> [Written instruction] All lines holding the string "this" are to be shown.

> [Data shown]
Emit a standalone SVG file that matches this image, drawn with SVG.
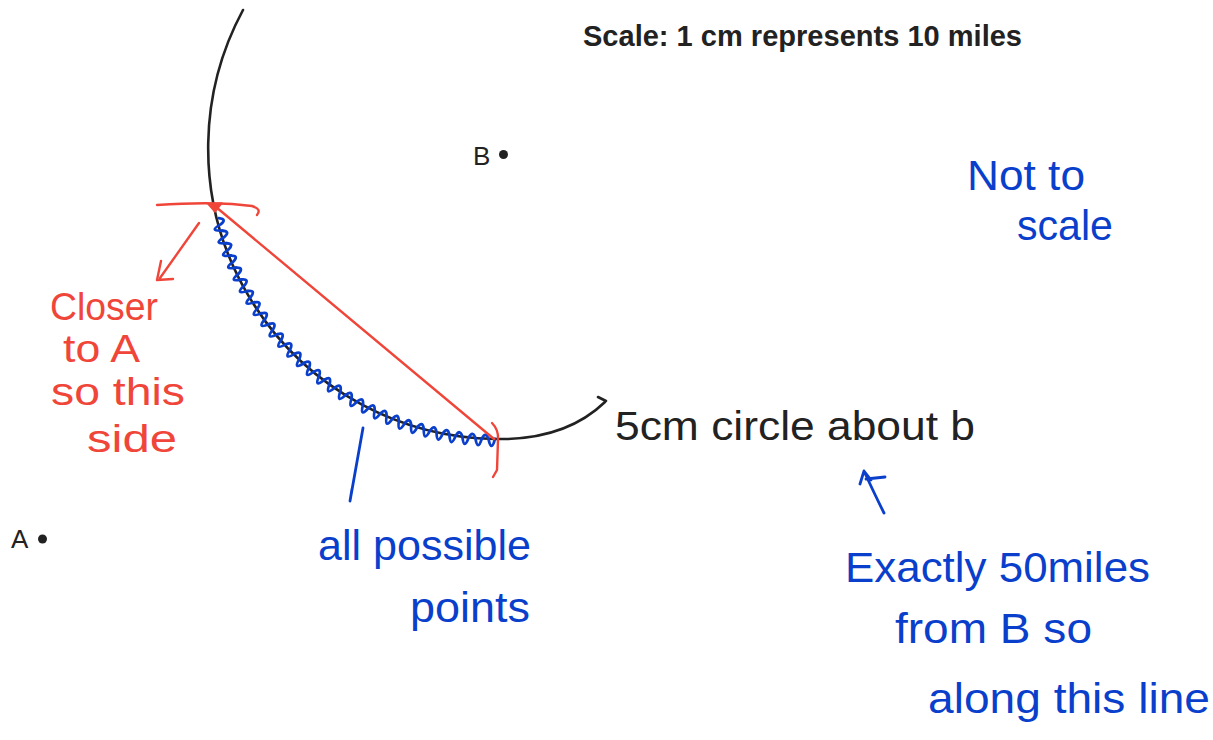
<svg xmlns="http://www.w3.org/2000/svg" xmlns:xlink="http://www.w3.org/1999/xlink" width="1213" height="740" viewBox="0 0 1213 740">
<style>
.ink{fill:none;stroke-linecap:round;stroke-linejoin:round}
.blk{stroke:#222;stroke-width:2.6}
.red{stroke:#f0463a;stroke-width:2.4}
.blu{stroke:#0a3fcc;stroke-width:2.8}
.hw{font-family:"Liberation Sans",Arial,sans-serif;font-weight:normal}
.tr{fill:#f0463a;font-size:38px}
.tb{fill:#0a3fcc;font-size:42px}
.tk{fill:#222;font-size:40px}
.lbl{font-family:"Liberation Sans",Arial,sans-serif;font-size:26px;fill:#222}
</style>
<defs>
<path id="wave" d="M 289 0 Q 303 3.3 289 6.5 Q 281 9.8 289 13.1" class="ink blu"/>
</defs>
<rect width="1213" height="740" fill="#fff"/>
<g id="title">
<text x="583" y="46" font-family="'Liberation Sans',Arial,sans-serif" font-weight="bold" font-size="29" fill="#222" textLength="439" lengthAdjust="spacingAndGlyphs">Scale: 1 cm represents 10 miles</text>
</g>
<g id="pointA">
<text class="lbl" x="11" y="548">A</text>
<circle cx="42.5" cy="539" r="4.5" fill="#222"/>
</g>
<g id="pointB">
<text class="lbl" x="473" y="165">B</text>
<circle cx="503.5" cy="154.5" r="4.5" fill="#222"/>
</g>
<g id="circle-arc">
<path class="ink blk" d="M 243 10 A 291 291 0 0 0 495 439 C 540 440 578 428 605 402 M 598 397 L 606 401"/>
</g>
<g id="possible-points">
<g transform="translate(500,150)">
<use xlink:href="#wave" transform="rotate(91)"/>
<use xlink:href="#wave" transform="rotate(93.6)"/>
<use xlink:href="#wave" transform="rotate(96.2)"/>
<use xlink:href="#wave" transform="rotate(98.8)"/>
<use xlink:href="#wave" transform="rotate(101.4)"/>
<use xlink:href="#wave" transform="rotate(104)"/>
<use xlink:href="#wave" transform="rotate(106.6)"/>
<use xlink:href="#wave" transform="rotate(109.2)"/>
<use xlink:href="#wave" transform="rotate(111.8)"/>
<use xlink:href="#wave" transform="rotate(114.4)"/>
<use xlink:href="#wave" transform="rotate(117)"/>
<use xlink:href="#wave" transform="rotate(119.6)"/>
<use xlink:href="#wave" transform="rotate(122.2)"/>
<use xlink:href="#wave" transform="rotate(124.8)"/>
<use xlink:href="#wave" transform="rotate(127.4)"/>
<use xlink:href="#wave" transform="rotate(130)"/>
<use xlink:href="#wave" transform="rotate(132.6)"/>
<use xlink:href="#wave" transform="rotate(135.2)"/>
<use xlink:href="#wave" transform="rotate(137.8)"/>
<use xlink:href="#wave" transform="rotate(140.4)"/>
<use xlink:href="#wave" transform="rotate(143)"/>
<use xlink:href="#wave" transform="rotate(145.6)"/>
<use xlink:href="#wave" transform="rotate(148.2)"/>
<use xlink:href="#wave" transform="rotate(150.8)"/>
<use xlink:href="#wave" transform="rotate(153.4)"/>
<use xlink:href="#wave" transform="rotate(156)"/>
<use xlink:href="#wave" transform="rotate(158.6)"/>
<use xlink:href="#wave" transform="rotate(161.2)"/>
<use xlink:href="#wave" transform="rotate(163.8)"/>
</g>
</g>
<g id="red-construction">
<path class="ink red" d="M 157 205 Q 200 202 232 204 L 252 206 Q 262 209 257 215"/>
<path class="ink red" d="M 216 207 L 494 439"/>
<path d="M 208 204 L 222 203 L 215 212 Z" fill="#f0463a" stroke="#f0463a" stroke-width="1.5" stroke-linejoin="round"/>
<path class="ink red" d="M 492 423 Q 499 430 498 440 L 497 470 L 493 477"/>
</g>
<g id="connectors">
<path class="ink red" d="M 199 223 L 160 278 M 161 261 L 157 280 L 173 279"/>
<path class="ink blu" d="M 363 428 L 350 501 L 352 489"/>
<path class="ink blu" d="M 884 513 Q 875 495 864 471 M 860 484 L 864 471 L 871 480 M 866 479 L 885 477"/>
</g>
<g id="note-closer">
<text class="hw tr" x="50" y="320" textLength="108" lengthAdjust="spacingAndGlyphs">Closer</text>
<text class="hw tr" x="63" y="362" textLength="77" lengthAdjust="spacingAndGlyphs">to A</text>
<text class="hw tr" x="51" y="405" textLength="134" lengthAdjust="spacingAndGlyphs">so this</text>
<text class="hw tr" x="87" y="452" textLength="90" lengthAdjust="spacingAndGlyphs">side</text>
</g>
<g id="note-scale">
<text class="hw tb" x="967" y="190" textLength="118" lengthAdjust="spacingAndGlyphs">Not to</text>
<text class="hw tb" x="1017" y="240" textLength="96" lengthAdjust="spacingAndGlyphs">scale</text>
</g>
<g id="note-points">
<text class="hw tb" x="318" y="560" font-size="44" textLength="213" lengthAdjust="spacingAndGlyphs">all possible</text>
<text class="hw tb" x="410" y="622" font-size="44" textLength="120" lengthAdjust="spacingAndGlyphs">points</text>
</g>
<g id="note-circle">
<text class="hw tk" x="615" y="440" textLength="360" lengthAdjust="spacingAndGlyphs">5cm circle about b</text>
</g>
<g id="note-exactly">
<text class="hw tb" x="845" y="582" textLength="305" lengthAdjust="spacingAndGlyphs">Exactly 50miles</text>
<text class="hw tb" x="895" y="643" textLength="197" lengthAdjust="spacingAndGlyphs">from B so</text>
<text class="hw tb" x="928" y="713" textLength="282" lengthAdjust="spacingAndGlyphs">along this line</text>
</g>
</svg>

> [Completed task]
Emit a standalone SVG file that matches this image, drawn with SVG.
<text class="hw tr" x="51" y="405" textLength="134" lengthAdjust="spacingAndGlyphs">so this</text>
<text class="hw tb" x="928" y="713" textLength="282" lengthAdjust="spacingAndGlyphs">along this line</text>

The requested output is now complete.